In Duet, Contis expands upon an interest in the body’s physicality and movement in space. In her photographs she looks closely at Hever, whom she first saw perform in a rehearsal in Berlin in 2016. Watching that intimate performance from an unusually close perspective, Contis was struck by the small details she was able to observe – the strain of the singer’s neck muscles and the flush of her face as the sound moved through her body. This led to a collaboration that has been ongoing for the past 6 years.
Over the years we met up in different makeshift studio spaces, often domestic spaces that weren’t either of our homes. I was always photographing her in natural light, so proximity to the window was important and we were always opening and closing windows to modulate the sound going out and the sound from outside coming in. I started to think of this as akin to the body bringing air in and pushing it out – the windows became ways of thinking about interiors and exteriors, and the space of the studio as another body.

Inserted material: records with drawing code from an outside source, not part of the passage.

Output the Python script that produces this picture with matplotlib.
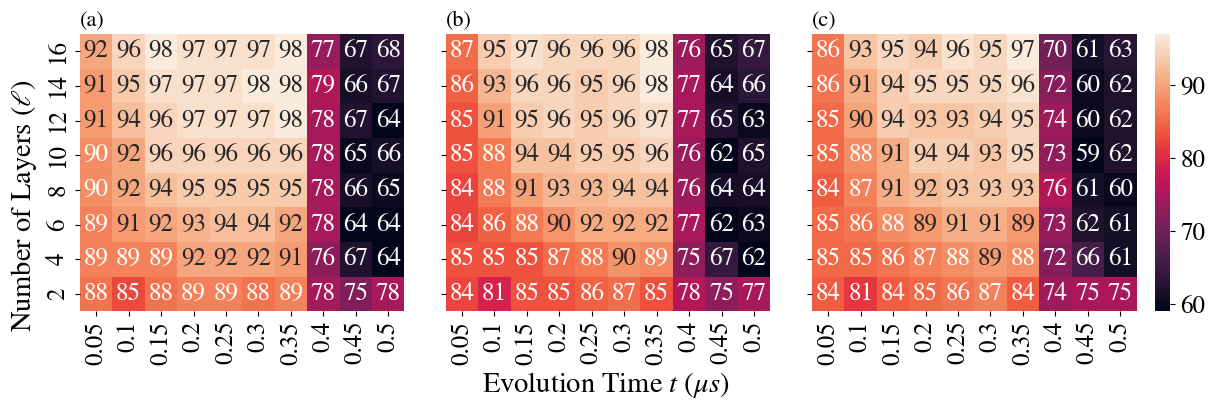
import matplotlib
matplotlib.use("Agg")
import matplotlib.pyplot as plt
import numpy as np
import seaborn as sns

plt.rcParams["font.family"] = ["STIXGeneral", "DejaVu Serif"]
plt.rcParams["mathtext.fontset"] = "stix"

times = ["0.05", "0.1", "0.15", "0.2", "0.25", "0.3", "0.35", "0.4", "0.45", "0.5"]
layers = ["16", "14", "12", "10", "8", "6", "4", "2"]

# rows top (16 layers) to bottom (2 layers)
acc_a = [
    [92, 96, 98, 97, 97, 97, 98, 77, 67, 68],
    [91, 95, 97, 97, 97, 98, 98, 79, 66, 67],
    [91, 94, 96, 97, 97, 97, 98, 78, 67, 64],
    [90, 92, 96, 96, 96, 96, 96, 78, 65, 66],
    [90, 92, 94, 95, 95, 95, 95, 78, 66, 65],
    [89, 91, 92, 93, 94, 94, 92, 78, 64, 64],
    [89, 89, 89, 92, 92, 92, 91, 76, 67, 64],
    [88, 85, 88, 89, 89, 88, 89, 78, 75, 78],
]
acc_b = [
    [87, 95, 97, 96, 96, 96, 98, 76, 65, 67],
    [86, 93, 96, 96, 95, 96, 98, 77, 64, 66],
    [85, 91, 95, 96, 95, 96, 97, 77, 65, 63],
    [85, 88, 94, 94, 95, 95, 96, 76, 62, 65],
    [84, 88, 91, 93, 93, 94, 94, 76, 64, 64],
    [84, 86, 88, 90, 92, 92, 92, 77, 62, 63],
    [85, 85, 85, 87, 88, 90, 89, 75, 67, 62],
    [84, 81, 85, 85, 86, 87, 85, 78, 75, 77],
]
acc_c = [
    [86, 93, 95, 94, 96, 95, 97, 70, 61, 63],
    [86, 91, 94, 95, 95, 95, 96, 72, 60, 62],
    [85, 90, 94, 93, 93, 94, 95, 74, 60, 62],
    [85, 88, 91, 94, 94, 93, 95, 73, 59, 62],
    [84, 87, 91, 92, 93, 93, 93, 76, 61, 60],
    [85, 86, 88, 89, 91, 91, 89, 73, 62, 61],
    [85, 85, 86, 87, 88, 89, 88, 72, 66, 61],
    [84, 81, 84, 85, 86, 87, 84, 74, 75, 75],
]

panels = [("(a)", acc_a), ("(b)", acc_b), ("(c)", acc_c)]

fig = plt.figure(figsize=(12.11, 4.11), dpi=100)
lefts = [0.066, 0.368, 0.6705]
cax = fig.add_axes([0.954, 0.243, 0.0125, 0.674])

for i, (tag, data) in enumerate(panels):
    ax = fig.add_axes([lefts[i], 0.243, 0.268, 0.674])
    last = i == 2
    sns.heatmap(np.array(data), ax=ax, annot=True, fmt="d",
                annot_kws={"fontsize": 18},
                xticklabels=times, yticklabels=layers,
                cbar=last, cbar_ax=cax if last else None)
    ax.tick_params(axis="both", labelsize=18)
    ax.set_xticklabels(times, rotation=90)
    if i == 0:
        ax.set_yticklabels(layers, rotation=90, va="center")
    else:
        ax.set_yticklabels([])
    ax.text(0.0, 1.01, tag, transform=ax.transAxes, fontsize=16,
            ha="left", va="bottom")

cax.tick_params(labelsize=18)

# shared axis titles, centred on the figure
fig.text(0.02, 0.5, r"Number of Layers ($\ell$)", fontsize=20.5,
         rotation=90, ha="center", va="center")
fig.text(0.5, 0.063, r"Evolution Time $t$ ($\mu s$)", fontsize=20.5,
         ha="center", va="center")

fig.savefig("out.png", dpi=100)
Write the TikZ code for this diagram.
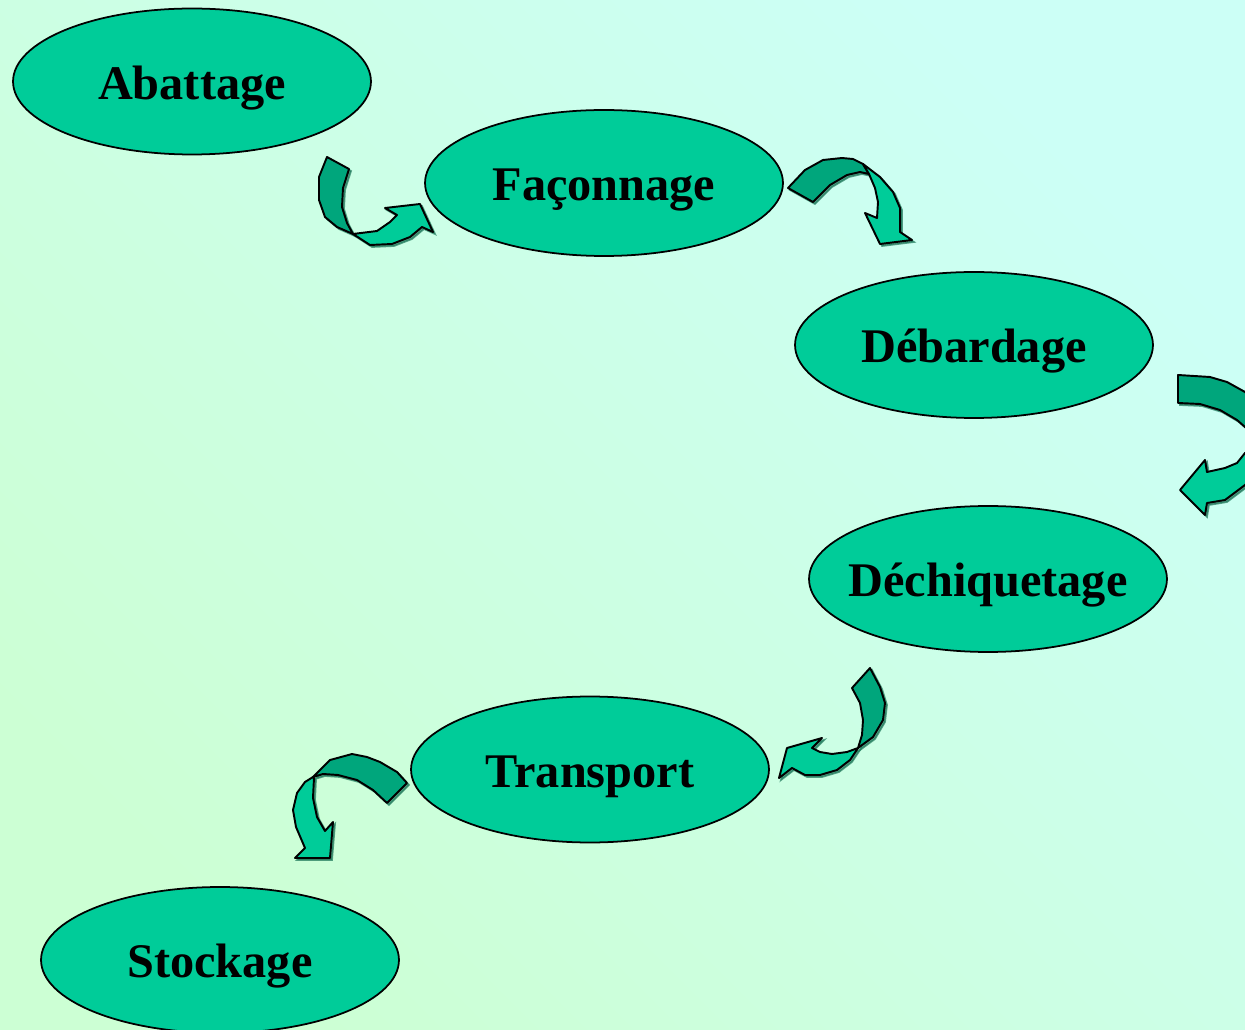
\documentclass[tikz,border=0pt]{standalone}
\usepackage{fontspec}
\setmainfont{Liberation Serif}
\usetikzlibrary{shapes.geometric}
\definecolor{bgA}{RGB}{204,255,246}
\definecolor{bgB}{RGB}{204,255,212}
\definecolor{stagefill}{RGB}{0,204,153}
\definecolor{bandback}{RGB}{0,166,124}
\definecolor{bandshadow}{RGB}{30,120,90}
\newcommand{\stagetext}[1]{\makebox[0pt]{\raisebox{-0.36cm}[0pt][0pt]{#1}}}
\tikzset{
  stage/.style={ellipse, draw=black, line width=1pt, fill=stagefill,
    minimum width=7.16cm, minimum height=2.92cm, inner sep=0pt,
    font=\fontsize{27.5}{30}\selectfont\bfseries},
  backband/.style={fill=bandback, draw=black, line width=1.1pt, line join=round},
  frontband/.style={fill=stagefill, draw=black, line width=1.1pt, line join=round},
  bandshade/.style={fill=bandshadow, draw=bandshadow, line width=1pt, opacity=0.7, shift={(2,2)}}
}
\begin{document}
\begin{tikzpicture}[x=0.02cm, y=-0.02cm]
\useasboundingbox (0,0) rectangle (1245,1030);
\clip (0,0) rectangle (1245,1030);
% background
\shade[top color=bgA, bottom color=bgB, shading angle=-45] (-10,-10) rectangle (1255,1040);

% process stages
\node[stage] (abattage)     at (192,81.5) {\stagetext{Abattage}};
\node[stage] (faconnage)    at (604,183)  {\stagetext{Façonnage}};
\node[stage] (debardage)    at (974,345)  {\stagetext{Débardage}};
\node[stage] (dechiquetage) at (988,579)  {\stagetext{Déchiquetage}};
\node[stage] (transport)    at (590,769.5){\stagetext{Transport}};
\node[stage] (stockage)     at (220,960)  {\stagetext{Stockage}};

% curved block arrow: Abattage -> Façonnage
\def\backA{(327,157) -- (349,169) -- (343,188) -- (342,207) -- (347,223) -- (353,234) -- (337,227) -- (325,217) -- (319,200) -- (319,177) -- cycle}
\def\frontA{(353,234) -- (377,231) -- (390,222) -- (397,215) -- (385,208) -- (420,204) -- (433,232) -- (422,227) -- (410,237) -- (392,244) -- (370,245) -- cycle}
\fill[bandshade] \backA; \fill[bandshade] \frontA;
\path[backband] \backA;
\path[frontband] \frontA;

% curved block arrow: Façonnage -> Débardage
\def\backB{(788,188) -- (805,170) -- (823,160) -- (842,158) -- (853,159) -- (863,164) -- (869,174) -- (860,172) -- (847,175) -- (830,185) -- (813,202) -- cycle}
\def\frontB{(863,164) -- (880,177) -- (893,192) -- (900,208) -- (900,232) -- (912,240) -- (880,244) -- (865,213) -- (877,218) -- (878,202) -- (875,188) -- (869,174) -- cycle}
\fill[bandshade] \backB; \fill[bandshade] \frontB;
\path[backband] \backB;
\path[frontband] \frontB;

% curved block arrow: Débardage -> Déchiquetage
\def\backC{(1178,375) -- (1210,377) -- (1227,382) -- (1245,392) -- (1262,408) -- (1262,440) -- (1245,427) -- (1237,420) -- (1220,410) -- (1200,404) -- (1178,403) -- cycle}
\def\frontC{(1262,445) -- (1245,453) -- (1237,463) -- (1225,468) -- (1207,472) -- (1205,460) -- (1180,490) -- (1205,515) -- (1207,503) -- (1225,500) -- (1245,485) -- (1262,470) -- cycle}
\fill[bandshade] \backC; \fill[bandshade] \frontC;
\path[backband] \backC;
\path[frontband] \frontC;

% curved block arrow: Déchiquetage -> Transport
\def\backD{(870,668) -- (880,687) -- (885,703) -- (883,720) -- (873,737) -- (858,748) -- (862,735) -- (863,720) -- (860,703) -- (852,688) -- cycle}
\def\frontD{(858,748) -- (847,752) -- (832,754) -- (820,752) -- (812,748) -- (822,738) -- (787,748) -- (779,778) -- (792,768) -- (805,775) -- (820,775) -- (837,770) -- (850,760) -- cycle}
\fill[bandshade] \backD; \fill[bandshade] \frontD;
\path[backband] \backD;
\path[frontband] \frontD;

% curved block arrow: Transport -> Stockage
\def\backE{(407,783) -- (397,772) -- (380,762) -- (367,757) -- (352,754) -- (330,760) -- (313,777) -- (323,774) -- (338,775) -- (357,780) -- (373,790) -- (387,803) -- cycle}
\def\frontE{(313,777) -- (305,782) -- (297,793) -- (293,810) -- (296,827) -- (305,848) -- (295,858) -- (330,858) -- (333,822) -- (325,831) -- (317,817) -- (313,798) -- (314,778) -- cycle}
\fill[bandshade] \backE; \fill[bandshade] \frontE;
\path[backband] \backE;
\path[frontband] \frontE;
\end{tikzpicture}
\end{document}
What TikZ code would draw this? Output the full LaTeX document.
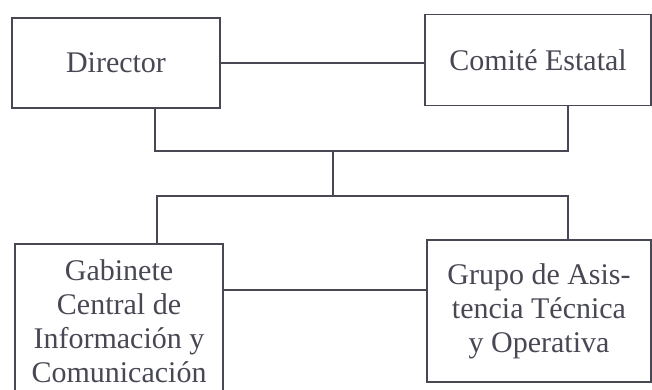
\documentclass[tikz,border=0pt]{standalone}
\usepackage{fontspec}
\setmainfont{Liberation Serif}
\usetikzlibrary{positioning,calc}
\definecolor{ink}{RGB}{72,72,84}
\tikzset{
    unit/.style = {rectangle,
                    fill=white,
                    draw=ink,
                    text=ink,
                    line width=1.1pt,
                    align=center,
                    inner sep=0pt,
                    font=\fontsize{30}{34}\selectfont},
    link/.style = {draw=ink,
                    line width=1.1pt},
    -,
    node distance=2cm}
\begin{document}
\begin{tikzpicture}[x=1pt,y=-1pt]
                \useasboundingbox (0,0) rectangle (652,389);
                \clip (0,0) rectangle (652,389);
                \node[unit,minimum width=208pt,minimum height=90pt]   (dir) at (116,63)                                     {Director};
                \node[unit,minimum width=226pt,minimum height=91pt]   (com) [right of=dir,node distance=422pt,yshift=3pt]  {Comité Estatal};
                \node[unit,minimum width=208pt,minimum height=154pt]  (gab) [below of=dir,node distance=258pt,xshift=3pt]  {Gabinete\\Central de\\Información y\\Comunicación};
                \node[unit,minimum width=224pt,minimum height=142pt]  (gru) [right of=gab,node distance=420pt,yshift=10pt] {Grupo de Asis-\\tencia Técnica\\y Operativa};

                \coordinate (jt) at (333,151);
                \coordinate (jb) at (333,196);

                \path [link]    (dir.east) -- (dir.east -| com.west)
                                ([xshift=39pt]dir.south) |- (jt) -| ([xshift=30pt]com.south)
                                (jt) -- (jb)
                                ([xshift=38pt]gab.north) |- (jb) -| ([xshift=29pt]gru.north)
                                ([yshift=31pt]gab.east) -- ([yshift=31pt]gab.east -| gru.west);
        \end{tikzpicture}
\end{document}
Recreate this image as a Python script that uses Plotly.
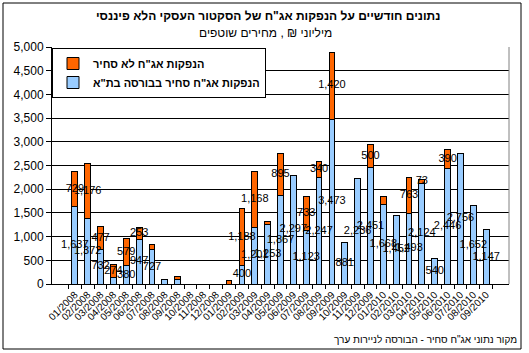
import plotly.graph_objects as go

months = ["01/2008", "02/2008", "03/2008", "04/2008", "05/2008", "06/2008", "07/2008", "08/2008",
          "09/2008", "10/2008", "11/2008", "12/2008", "01/2009", "02/2009", "03/2009", "04/2009",
          "05/2009", "06/2009", "07/2009", "08/2009", "09/2009", "10/2009", "11/2009", "12/2009",
          "01/2010", "02/2010", "03/2010", "04/2010", "05/2010", "06/2010", "07/2010", "08/2010",
          "09/2010"]
traded = [1637, 1372, 732, 130, 380, 947, 727, 105, 105, 0, 0, 0, 0, 400, 1201, 1253,
          1867, 2297, 1123, 2247, 3473, 881, 2236, 2451, 1668, 1452, 1493, 2124, 540, 2446,
          2756, 1652, 1147]
untraded = [729, 1176, 477, 274, 579, 253, 100, 0, 60, 0, 0, 0, 65, 1188, 1168, 75,
            895, 0, 733, 340, 1420, 0, 0, 500, 175, 0, 763, 73, 0, 390,
            0, 0, 0]
label_min = 200
extra_labeled_untraded = ["04/2010"]

name_traded = "הנפקות אג\"ח סחיר בבורסה בת\"א"
name_untraded = "הנפקות אג\"ח לא סחיר"
title = "נתונים חודשיים על הנפקות אג\"ח של הסקטור העסקי הלא פיננסי"
subtitle = "מיליוני ₪ , מחירים שוטפים"
footer = "מקור נתוני אג\"ח סחיר - הבורסה לניירות ערך"

W, H = 529, 353
L, R, T, B = 52, 20, 47, 69
PW, PH = W - L - R, H - T - B


def px(x):
    return (x - L) / PW


def py(y):
    return (H - B - y) / PH


FONT = "Arial, 'Liberation Sans', sans-serif"
BLUE = "#99CCFF"
ORANGE = "#FF6600"

fig = go.Figure()
fig.add_trace(go.Bar(x=months, y=traded, name="<b>" + name_traded + "</b>",
                     marker=dict(color=BLUE, line=dict(color="black", width=1)),
                     hoverinfo="skip"))
fig.add_trace(go.Bar(x=months, y=untraded, name="<b>" + name_untraded + "</b>",
                     marker=dict(color=ORANGE, line=dict(color="black", width=1)),
                     hoverinfo="skip"))

# data labels centred in each segment
bx, by, bt = [], [], []
ox, oy, ot = [], [], []
for m, t, u in zip(months, traded, untraded):
    if t >= label_min:
        bx.append(m); by.append(t / 2); bt.append(f"{t:,}")
    if u >= label_min or (u > 0 and m in extra_labeled_untraded):
        ox.append(m); oy.append(t + u / 2); ot.append(f"{u:,}")
for xs, ys, ts in ((bx, by, bt), (ox, oy, ot)):
    fig.add_trace(go.Scatter(x=xs, y=ys, text=ts, mode="text", showlegend=False,
                             textposition="middle center", hoverinfo="skip",
                             textfont=dict(family=FONT, size=11, color="black")))

fig.update_layout(
    width=W, height=H, margin=dict(l=L, r=R, t=T, b=B),
    paper_bgcolor="white", plot_bgcolor="white",
    barmode="stack", bargap=0.55,
    font=dict(family=FONT, size=11, color="black"),
    showlegend=True,
    legend=dict(x=0, y=py(48), xanchor="left", yanchor="top",
                bgcolor="white", bordercolor="black", borderwidth=1,
                font=dict(family=FONT, size=11, color="black"),
                traceorder="reversed", itemwidth=30),
    xaxis=dict(type="category", showline=True, linecolor="black", linewidth=1,
               ticks="outside", ticklen=4, tickcolor="black", tickson="boundaries",
               tickangle=-45, showgrid=False, tickfont=dict(size=10)),
    yaxis=dict(range=[0, 5000], dtick=500, tickformat=",d", showline=True,
               linecolor="black", linewidth=1, ticks="outside", ticklen=5,
               tickcolor="black", showgrid=True, gridcolor="black", gridwidth=1,
               zeroline=False, tickfont=dict(size=12)),
)

fig.add_shape(type="line", xref="paper", yref="paper", x0=1, x1=1, y0=0, y1=1,
              line=dict(color="#808080", width=1))
fig.add_shape(type="rect", xref="paper", yref="paper", x0=px(3), x1=px(521),
              y0=py(349), y1=py(3), line=dict(color="black", width=1))

fig.add_annotation(text="<b>" + title + "</b>", xref="paper", yref="paper",
                   x=px(268), y=py(16), showarrow=False, xanchor="center", yanchor="middle",
                   font=dict(family=FONT, size=12, color="black"))
fig.add_annotation(text=subtitle, xref="paper", yref="paper",
                   x=px(265), y=py(33), showarrow=False, xanchor="center", yanchor="middle",
                   font=dict(family=FONT, size=12, color="black"))
fig.add_annotation(text=footer, xref="paper", yref="paper",
                   x=px(519), y=py(339), showarrow=False, xanchor="right", yanchor="middle",
                   font=dict(family=FONT, size=10, color="black"))

fig.write_html("out.html")
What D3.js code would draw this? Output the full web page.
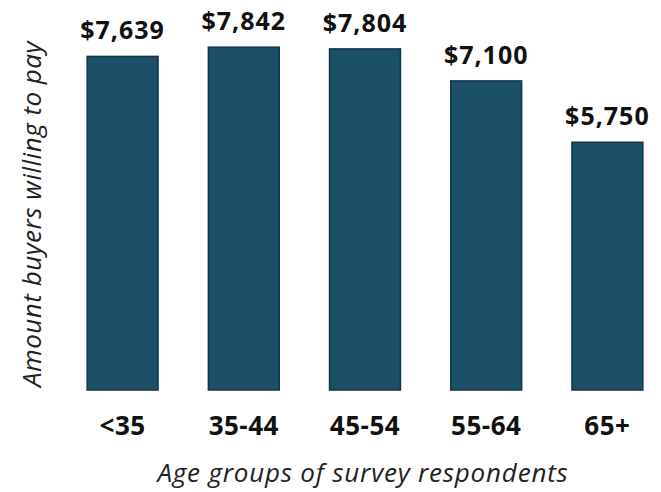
<!DOCTYPE html>
<html><head><meta charset="utf-8">
<script src="https://cdn.jsdelivr.net/npm/d3@7"></script>
<style>html,body{margin:0;padding:0;background:#fff;}</style>
</head><body>
<script>
const categories = ["<35", "35-44", "45-54", "55-64", "65+"];
const values = [7639, 7842, 7804, 7100, 5750];
const valueLabels = ["$7,639", "$7,842", "$7,804", "$7,100", "$5,750"];
const xTitle = "Age groups of survey respondents";
const yTitle = "Amount buyers willing to pay";

const W = 661, H = 492;
const svg = d3.select("body").append("svg").attr("width", W).attr("height", H);

const x = d3.scaleBand().domain(categories).range([62, 668]).paddingInner(0.415).paddingOuter(0.2075);
const y = d3.scaleLinear().domain([300, 8000]).range([390, 40]);

const font = "'Open Sans', sans-serif";

svg.selectAll("rect.bar").data(values).join("rect")
  .attr("class", "bar")
  .attr("x", (d, i) => x(categories[i]))
  .attr("width", x.bandwidth())
  .attr("y", d => y(d))
  .attr("height", d => y(300) - y(d))
  .attr("fill", "#1b5068")
  .attr("stroke", "#11354a")
  .attr("stroke-width", 1.5);

svg.selectAll("text.val").data(values).join("text")
  .attr("class", "val")
  .attr("x", (d, i) => x(categories[i]) + x.bandwidth() / 2)
  .attr("y", d => y(d) - 17)
  .attr("text-anchor", "middle")
  .attr("font-family", font).attr("font-weight", 700).attr("font-size", 25)
  .attr("letter-spacing", 1)
  .attr("fill", "#111")
  .text((d, i) => valueLabels[i]);

const xAxis = svg.append("g").attr("transform", "translate(0,390)")
  .call(d3.axisBottom(x).tickSize(0).tickPadding(27));
xAxis.select(".domain").remove();
xAxis.selectAll("text").attr("font-family", font).attr("font-weight", 700)
  .attr("font-size", 26).attr("letter-spacing", 0.5).attr("fill", "#111");

svg.append("text").attr("x", 363).attr("y", 482).attr("text-anchor", "middle")
  .attr("font-family", font).attr("font-style", "italic").attr("font-size", 26)
  .attr("letter-spacing", 0.8)
  .attr("fill", "#222").text(xTitle);

svg.append("text").attr("transform", "translate(41,214) rotate(-90)")
  .attr("text-anchor", "middle")
  .attr("font-family", font).attr("font-style", "italic").attr("font-size", 26)
  .attr("letter-spacing", 0.5)
  .attr("fill", "#222").text(yTitle);
</script>
</body></html>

The two rooms of the gallery show two distinct but connected sequences of images. In the front gallery we see images of Hever rehearsing – her body refracted in a mirror, a large-scale portrait in which the motion blur of the image suggests the force of her breath, a diptych where she holds a tuning fork to her ear to find a note. In the back gallery are images of the spaces where the two artists collaborated. Contis here focuses on the windows of the different studios, directing our view outward – into other windows, across courtyards, through curtains and tree branches. Combining live performance, audio recording and photographs, Contis explores her relationship to Hever, the nature of perception and attention, and the body as a landscape animated by voice and breath.